If anybody tells you after winning an Oscar they can pick out things that will be hits, they’re lying!

Is it depressing that you’re still the only black female actor to have won it?
I’m disappointed. I’m inspired though, when I see how many people of colour are doing such good work out there. The quality and value of our work isn’t determined by an award. I would like to see more of them recognised, absolutely, but we all need to find the win in the work, and doing our craft. The real win is when we’re not just selling stories of colour, that people of colour can be in everyday stories. Where we’re not saying: “These are the movies for black people.”

There has also been debate about the quality of roles for women over 40. (4)
I’ve always had a hard time getting roles, being of colour, so I’ve got as many available to me as I’ve always had – there’s no difference for me. When I was 21, it was as hard as it is now when I’m 48. For me it’s the same [laughs grimly].

You are starring in and producing Extant with Amazon’s streaming service – is it the case that a lot of the best roles are on TV now?
Anyone in this industry will tell you that that’s where the best writing is. Good actors are going to TV. It’s not just about making movies any more, and movies are becoming harder and harder to make. That taboo of television is long gone. There was a time when movies were [awed whisper] “movies!” But now we have big screens in our homes.

Is there a Frankie and Alice-type passion project you still want to make?
I really would love to one day tell the story of Angela Davis (5).
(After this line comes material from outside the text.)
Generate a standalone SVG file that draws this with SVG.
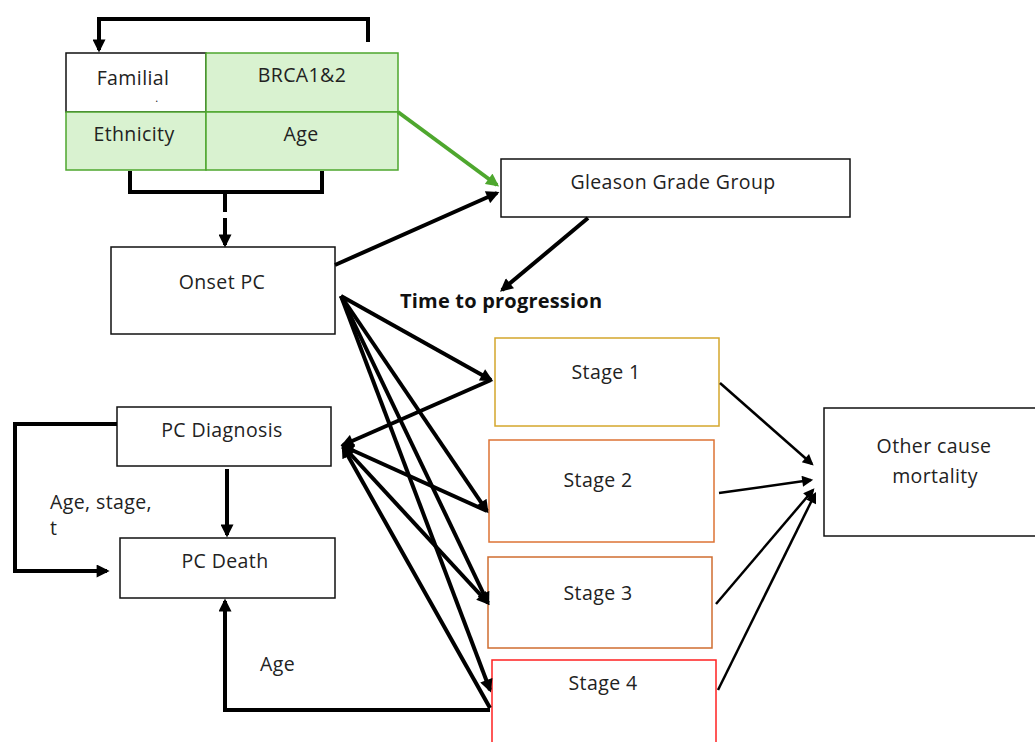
<svg xmlns="http://www.w3.org/2000/svg" width="1035" height="742" viewBox="0 0 1035 742">
<style>
text{font-family:"Open Sans","Liberation Sans",sans-serif;font-size:19.5px;letter-spacing:0.4px;fill:#222;}
.lbl{text-anchor:middle;}
.bold{font-weight:bold;font-size:20px;letter-spacing:0.2px;fill:#111;}
.box{fill:#fff;stroke:#111;stroke-width:1.5;}
.cell{fill:#d9f2d0;stroke:#4ea72e;stroke-width:1.5;}
.thick{fill:none;stroke:#000;stroke-width:4;}
.thin{fill:none;stroke:#000;stroke-width:2.5;}
.green{fill:none;stroke:#4ea72e;stroke-width:4;}
</style>
<defs>
<marker id="ah" viewBox="0 0 10 10" refX="8" refY="5" markerWidth="14" markerHeight="13" markerUnits="userSpaceOnUse" orient="auto-start-reverse">
<path d="M0,0 L10,5 L0,10 z" fill="#000"/>
</marker>
<marker id="ahs" viewBox="0 0 10 10" refX="8" refY="5" markerWidth="13" markerHeight="11" markerUnits="userSpaceOnUse" orient="auto">
<path d="M0,0 L10,5 L0,10 z" fill="#000"/>
</marker>
<marker id="ahg" viewBox="0 0 10 10" refX="8" refY="5" markerWidth="14" markerHeight="13" markerUnits="userSpaceOnUse" orient="auto">
<path d="M0,0 L10,5 L0,10 z" fill="#4ea72e"/>
</marker>
</defs>

<g id="risk-table">
<rect x="66" y="53" width="140" height="59" fill="#fff" stroke="#111" stroke-width="1.5"/>
<rect class="cell" x="206" y="53" width="192" height="59"/>
<rect class="cell" x="66" y="112" width="140" height="58"/>
<rect class="cell" x="206" y="112" width="192" height="58"/>
<text class="lbl" x="133" y="85">Familial</text>
<text class="lbl" x="157" y="102" style="font-size:11px">.</text>
<text class="lbl" x="302" y="82">BRCA1&amp;2</text>
<text class="lbl" x="134" y="141">Ethnicity</text>
<text class="lbl" x="301" y="141">Age</text>
</g>

<g id="gleason">
<rect class="box" x="501" y="159" width="349" height="58"/>
<text class="lbl" x="673" y="189">Gleason Grade Group</text>
</g>

<g id="onset">
<rect class="box" x="111" y="247" width="224" height="87"/>
<text class="lbl" x="222" y="289">Onset PC</text>
</g>

<g id="time-label">
<text class="bold" x="400" y="308">Time to progression</text>
</g>

<g id="stage1">
<rect x="495" y="338" width="224" height="88" fill="#fff" stroke="#d4a72c" stroke-width="1.5"/>
<text class="lbl" x="606" y="379">Stage 1</text>
</g>
<g id="stage2">
<rect x="489" y="440" width="225" height="102" fill="#fff" stroke="#dd7335" stroke-width="1.5"/>
<text class="lbl" x="598" y="487">Stage 2</text>
</g>
<g id="stage3">
<rect x="488" y="557" width="224" height="91" fill="#fff" stroke="#cf6d30" stroke-width="1.5"/>
<text class="lbl" x="598" y="600">Stage 3</text>
</g>
<g id="stage4">
<rect x="492" y="660" width="224" height="90" fill="#fff" stroke="#ff2020" stroke-width="1.5"/>
<text class="lbl" x="603" y="690">Stage 4</text>
</g>

<g id="other">
<rect class="box" x="824" y="408" width="220" height="128"/>
<text class="lbl" x="934" y="453">Other cause</text>
<text class="lbl" x="935" y="483">mortality</text>
</g>

<g id="diagnosis">
<rect class="box" x="117" y="407" width="214" height="59"/>
<text class="lbl" x="222" y="437">PC Diagnosis</text>
</g>

<g id="death">
<rect class="box" x="120" y="538" width="215" height="60"/>
<text class="lbl" x="225" y="568">PC Death</text>
</g>

<g id="labels">
<text x="50" y="509">Age, stage,</text>
<text x="50" y="535">t</text>
<text x="260" y="671">Age</text>
</g>

<g id="connectors">
<polyline class="thick" points="368,42 368,19 99,19 99,50" marker-end="url(#ah)"/>
<polyline class="thick" points="130,171 130,192 322,192 322,171"/>
<line class="thick" x1="225" y1="192" x2="225" y2="212"/>
<line class="thick" x1="225" y1="218" x2="225" y2="245" marker-end="url(#ah)"/>
<line class="green" x1="398" y1="112" x2="497" y2="185" marker-end="url(#ahg)"/>
<line class="thick" x1="335" y1="265" x2="497" y2="193" marker-end="url(#ah)"/>
<line class="thick" x1="588" y1="218" x2="502" y2="290" marker-end="url(#ah)"/>

<line class="thick" x1="341" y1="296" x2="491" y2="380" marker-end="url(#ah)"/>
<line class="thick" x1="341" y1="296" x2="487" y2="511" marker-end="url(#ah)"/>
<line class="thick" x1="341" y1="296" x2="488" y2="603" marker-end="url(#ah)"/>
<line class="thick" x1="341" y1="296" x2="490" y2="690" marker-end="url(#ah)"/>

<line class="thick" x1="491" y1="380" x2="343" y2="445" marker-end="url(#ah)"/>
<line class="thick" x1="487" y1="511" x2="343" y2="446" marker-end="url(#ah)"/>
<line class="thick" x1="343" y1="446" x2="488" y2="603" marker-start="url(#ah)" marker-end="url(#ah)"/>
<line class="thick" x1="490" y1="708" x2="343" y2="447" marker-end="url(#ah)"/>

<line class="thin" x1="720" y1="383" x2="812" y2="464" marker-end="url(#ahs)"/>
<line class="thin" x1="719" y1="493" x2="811" y2="480" marker-end="url(#ahs)"/>
<line class="thin" x1="716" y1="604" x2="813" y2="490" marker-end="url(#ahs)"/>
<line class="thin" x1="718" y1="690" x2="815" y2="494" marker-end="url(#ahs)"/>

<line class="thick" x1="227" y1="469" x2="227" y2="535" marker-end="url(#ah)"/>
<polyline class="thick" points="117,424 15,424 15,571 107,571" marker-end="url(#ah)"/>
<polyline class="thick" points="490,710 225,710 225,601" marker-end="url(#ah)"/>
</g>
</svg>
I don’t think she wants a story of her life to be told at this time, and I would never do that without her blessing. But that has always been a passion of mine. She’s just fascinating: the era she lived in, the Black Panthers and all that they stood for, and her connection to it, or not to it. I have a lot of respect for how she lived her life.

Are there lessons from that era of radical black thought that can be applied today?
That was a moment in time never to be recreated – politically it’s a different climate today. I think it’s very important that that time happened, but I’m not so sure that kind of organisation would have much of a place today.

But in the wake of Ferguson, is that kind of political moment rising again?
It might be!

Frankie and Alice is released on DVD on 2 March.

Footnotes

1) She still got nominated for a Golden Globe, despite it only going on release for one week.

2) Frankie Murdoch was a go-go dancer in the 1970s whose disorder had her believing she was a white supremacist; after treatment, she became a successful teacher.

3) For Monster’s Ball in 2002.

4) Russell Crowe recently drew ire talking about “the woman who at 40, 45, 48, still wants to play the ingénue and can’t understand why she’s not being cast as the 21-year-old”.

5) The political activist whom Nixon once described as a “dangerous terrorist” and whom Reagan had barred from university teaching.